**WRITTEN INSTRUCTION**
Take the lines from the top down to and including the one with "import plotly.graph_objects as go" and repeat them exactly. Omit images.

**DATA LINES**
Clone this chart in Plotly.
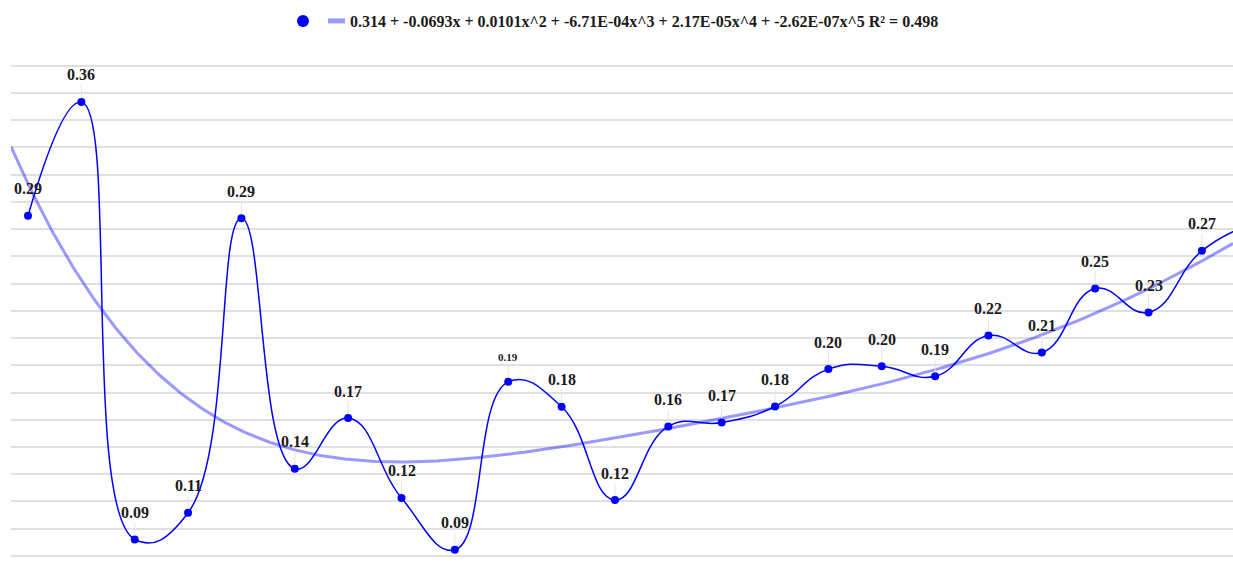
import numpy as np
import plotly.graph_objects as go

# ---- data ----
idx = list(range(24))
values = [0.2942, 0.3648, 0.0933, 0.1098, 0.2927, 0.1371, 0.1686, 0.1190,
          0.0868, 0.1911, 0.1756, 0.1177, 0.1634, 0.1658, 0.1758, 0.1990,
          0.2008, 0.1945, 0.2198, 0.2093, 0.2490, 0.2342, 0.2724, 0.2900]
# polynomial trend coefficients (from the legend), ascending powers
trend_coef = [0.314, -0.0693, 0.0101, -6.71e-4, 2.17e-5, -2.62e-7]
trend_label = "0.314 + -0.0693x + 0.0101x^2 + -6.71E-04x^3 + 2.17E-05x^4 + -2.62E-07x^5 R\u00b2 = 0.498"

# ---- view / style ----
W, H = 1233, 579
X_RANGE = [-0.3186, 22.583]
Y_TOP = 0.40432
Y_BOTTOM = 0.06871
GRID_STEP = 0.016911
SMALL_LABELS = {9}
BLUE = "#0000ff"
TREND = "rgba(0,0,255,0.4)"
FONT = "Liberation Serif"

xt = np.linspace(X_RANGE[0], X_RANGE[1], 400)
yt = np.polynomial.polynomial.polyval(xt, trend_coef)

fig = go.Figure()
fig.add_trace(go.Scatter(x=xt, y=yt, mode="lines", name=trend_label,
                         line=dict(color=TREND, width=3), showlegend=True,
                         legend="legend", hoverinfo="skip"))
fig.add_trace(go.Scatter(x=idx, y=values, mode="lines",
                         line=dict(color=BLUE, width=1.5, shape="spline", smoothing=1.3),
                         showlegend=False))
fig.add_trace(go.Scatter(x=idx, y=values, mode="markers", name="",
                         marker=dict(color=BLUE, size=8), showlegend=True,
                         legend="legend2"))

for i, v in zip(idx, values):
    if i > X_RANGE[1]:
        continue
    small = i in SMALL_LABELS
    fig.add_annotation(x=i, y=v, text=f"{v:.2f}", showarrow=True,
                       arrowhead=0, arrowwidth=1, arrowcolor="#e4e4e4",
                       ax=0, ay=-25 if small else -27, standoff=4,
                       font=dict(family=FONT, size=11 if small else 16,
                                 color="#1a1a1a", weight="bold"))

legend_font = dict(family=FONT, size=16, color="#1a1a1a", weight="bold")
fig.update_layout(
    width=W, height=H,
    margin=dict(l=11, r=0, t=38, b=0),
    paper_bgcolor="white", plot_bgcolor="white",
    legend=dict(orientation="h", xref="container", x=310 / W, xanchor="left",
                yref="container", y=1 - 21 / H, yanchor="middle",
                itemsizing="constant", font=legend_font),
    legend2=dict(orientation="h", xref="container", x=283 / W, xanchor="left",
                 yref="container", y=1 - 21 / H, yanchor="middle",
                 itemsizing="constant", font=legend_font),
    xaxis=dict(range=X_RANGE, showgrid=False, zeroline=False,
               showticklabels=False, showline=False),
    yaxis=dict(range=[Y_BOTTOM, Y_TOP + 0.0002], tick0=Y_TOP, dtick=GRID_STEP,
               showgrid=True, gridcolor="#e0e0e0", gridwidth=1.5,
               zeroline=False, showticklabels=False, showline=False),
    showlegend=True,
)

fig.write_html("out.html", config={"displayModeBar": False},
               post_script="document.body.style.margin='0px';")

**SOLUTION TO THIS EXERCISE**
Clone this chart in Plotly.
import numpy as np
import plotly.graph_objects as go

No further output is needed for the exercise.